[To do]: Without the pictures, output the lines of the material from the very first through the one that holds "[unit] (area) at".

==== Available data ====

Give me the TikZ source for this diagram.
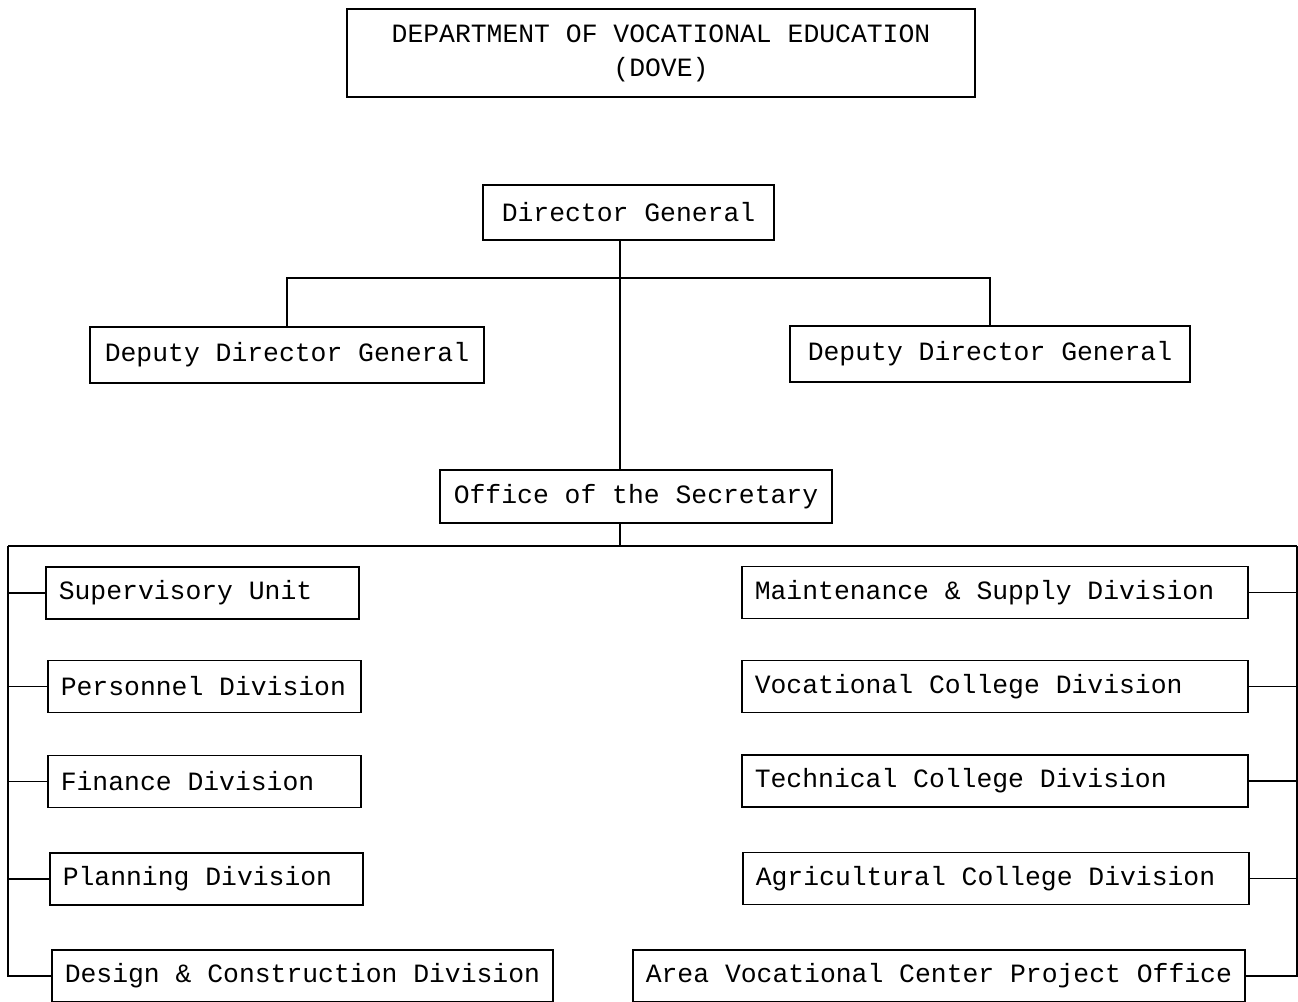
\documentclass[tikz,border=0pt]{standalone}
\usepackage{fontspec}
\setmonofont{Liberation Mono}

\begin{document}
\begin{tikzpicture}[x=0.5pt, y=-0.5pt, line width=0.7pt,
	font=\ttfamily\fontsize{13.2}{17}\selectfont,
	box/.style={draw, line width=0.8pt, inner xsep=7pt, minimum height=26pt},
	unit/.style={box, anchor=west, align=flush left, inner xsep=6.5pt}]
	\useasboundingbox (0,0) rectangle (1298,1002);

	\node [box, align=center, minimum width=314pt, minimum height=44pt] (dove) at (661,53)
		{DEPARTMENT OF VOCATIONAL EDUCATION\\(DOVE)};

	\node [box, minimum width=145.5pt, minimum height=27.5pt] (dg) at (628.5,212.5) {Director General};
	\node [box, minimum width=197pt, minimum height=28pt] (ddgl) at (287,355) {Deputy Director General};
	\node [box, minimum width=200pt, minimum height=28pt] (ddgr) at (990,354) {Deputy Director General};
	\node [box, minimum width=195pt, minimum height=26.5pt] (office) at (636,496.5) {Office of the Secretary};

	% left column
	\node [unit, text width=143.5pt] (sup) at (45,593) {Supervisory Unit};
	\node [unit, text width=143.5pt] (pers) at (47,686.5) {Personnel Division};
	\node [unit, text width=143.5pt] (fin) at (47,781.5) {Finance Division};
	\node [unit, text width=143.5pt] (plan) at (49,879) {Planning Division};
	\node [unit] (design) at (51,976) {Design \& Construction Division};

	% right column
	\node [unit, text width=240pt] (maint) at (741,592.5) {Maintenance \& Supply Division};
	\node [unit, text width=240pt] (voc) at (741,686.5) {Vocational College Division};
	\node [unit, text width=240pt] (tech) at (741,781) {Technical College Division};
	\node [unit, text width=240pt] (agri) at (742,878.5) {Agricultural College Division};
	\node [unit] (area) at (632,976) {Area Vocational Center Project Office};

	\coordinate (bar) at (620,278);
	\coordinate (spine) at (620,546);
	\coordinate (ls) at (8,546);
	\coordinate (rs) at (1297,546);

	\draw (dg.south -| spine) -- (office.north -| spine);
	\draw (office.south -| spine) -- (spine);
	\draw (ddgl.north) |- (bar) -| (ddgr.north);

	\draw (ls) -- (rs);
	\draw (ls) |- (design.west);
	\draw (sup.west -| ls) -- (sup.west);
	\draw (pers.west -| ls) -- (pers.west);
	\draw (fin.west -| ls) -- (fin.west);
	\draw (plan.west -| ls) -- (plan.west);

	\draw (rs) |- (area.east);
	\draw (maint.east) -- (maint.east -| rs);
	\draw (voc.east) -- (voc.east -| rs);
	\draw (tech.east) -- (tech.east -| rs);
	\draw (agri.east) -- (agri.east -| rs);

\end{tikzpicture}
\end{document}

====

[Answer to the problem]:
Give me the TikZ source for this diagram.
\documentclass[tikz,border=0pt]{standalone}
\usepackage{fontspec}
\setmonofont{Liberation Mono}

\begin{document}
\begin{tikzpicture}[x=0.5pt, y=-0.5pt, line width=0.7pt,
	font=\ttfamily\fontsize{13.2}{17}\selectfont,
	box/.style={draw, line width=0.8pt, inner xsep=7pt, minimum height=26pt},
	unit/.style={box, anchor=west, align=flush left, inner xsep=6.5pt}]
	\useasboundingbox (0,0) rectangle (1298,1002);

	\node [box, align=center, minimum width=314pt, minimum height=44pt] (dove) at (661,53)
		{DEPARTMENT OF VOCATIONAL EDUCATION\\(DOVE)};

	\node [box, minimum width=145.5pt, minimum height=27.5pt] (dg) at (628.5,212.5) {Director General};
	\node [box, minimum width=197pt, minimum height=28pt] (ddgl) at (287,355) {Deputy Director General};
	\node [box, minimum width=200pt, minimum height=28pt] (ddgr) at (990,354) {Deputy Director General};
	\node [box, minimum width=195pt, minimum height=26.5pt] (office) at (636,496.5) {Office of the Secretary};

	% left column
	\node [unit, text width=143.5pt] (sup) at (45,593) {Supervisory Unit};
	\node [unit, text width=143.5pt] (pers) at (47,686.5) {Personnel Division};
	\node [unit, text width=143.5pt] (fin) at (47,781.5) {Finance Division};
	\node [unit, text width=143.5pt] (plan) at (49,879) {Planning Division};
	\node [unit] (design) at (51,976) {Design \& Construction Division};

	% right column
	\node [unit, text width=240pt] (maint) at (741,592.5) {Maintenance \& Supply Division};
	\node [unit, text width=240pt] (voc) at (741,686.5) {Vocational College Division};
	\node [unit, text width=240pt] (tech) at (741,781) {Technical College Division};
	\node [unit, text width=240pt] (agri) at (742,878.5) {Agricultural College Division};
	\node [unit] (area) at (632,976) {Area Vocational Center Project Office};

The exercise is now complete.